Title: Een kwestie van lezen? - On Reading Aquinas
Subtitle: Een antwoord aan J. Aertsen - A Reply to J. Aertsen
Author(s): RIKHOF, H.
Journal: Bijdragen
Volume: 56    Issue: 4   Date: 1995   
Pages: 429-450
DOI: 10.2143/BIJ.56.4.2002443

Abstract :
J. Aertsen has criticised the 'Utrecht' way of reading Aquinas by arguing that 8 theses which he distilled from an article and which in his view form the core of that reading do not have any basis in Aquinas. Rikhof replies by showing that Aertsen's rendering of the 'Utrecht hypothesis' is incorrect.

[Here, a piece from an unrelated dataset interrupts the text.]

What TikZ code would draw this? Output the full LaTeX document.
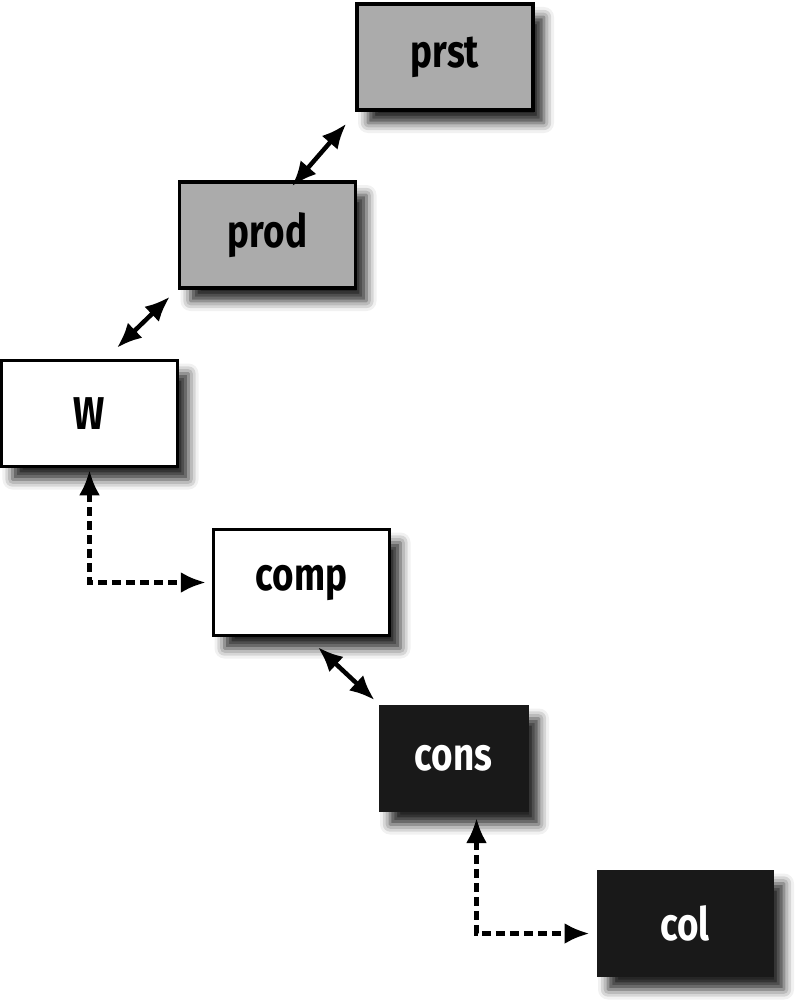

First, Aertsen mentions only one hypothesis - that Aquinas opens his Summa with formulating rules concerning our talking about God - and does not pay any attention to another hypothesis: the crucial importance of Scripture in Aquinas' theology. This oversight is shown to be part of a pattern: Aertsen does not discuss in his interpretation of q. 1 the articles about Scripture, identifies consequently sacra doctrina (revelation as found in Scripture) with scientia (theology) and does not take seriously Aquinas' remarks about God beginning and end of all. Second, Aertsen misconstrues the attention in the 'Utrecht' reading to negative theology. In the 'Utrecht' reading Aquinas' attention to language in doing theology and especially his awareness of the limitation of human language vis a vis God plays a central role. In his criticism of this 'linguistic' approach Aertsen presumes that attention to language implies no attention to ontological questions. This presumption is not correct, but shows Aertsen to be based in the 'modern' philosophical tradition. Aertsen presumes also that negative theology does not convey any knowledge. This presumption reveals too narrow an understanding of knowledge. Rikhof starts with locating his reply in a broader context by a presentation of modern introduction to Aquinas. These show a broad spectrum of reading Aquinas: at the one end Aquinas is read in a neo-scholastic way and interpreted as a philosopher; at the other end Aquinas is read as a theologian. While the 'Utrecht reading' belongs to the last type, Aertsen's critique and presuppositions of his critique show him to belong to the first type.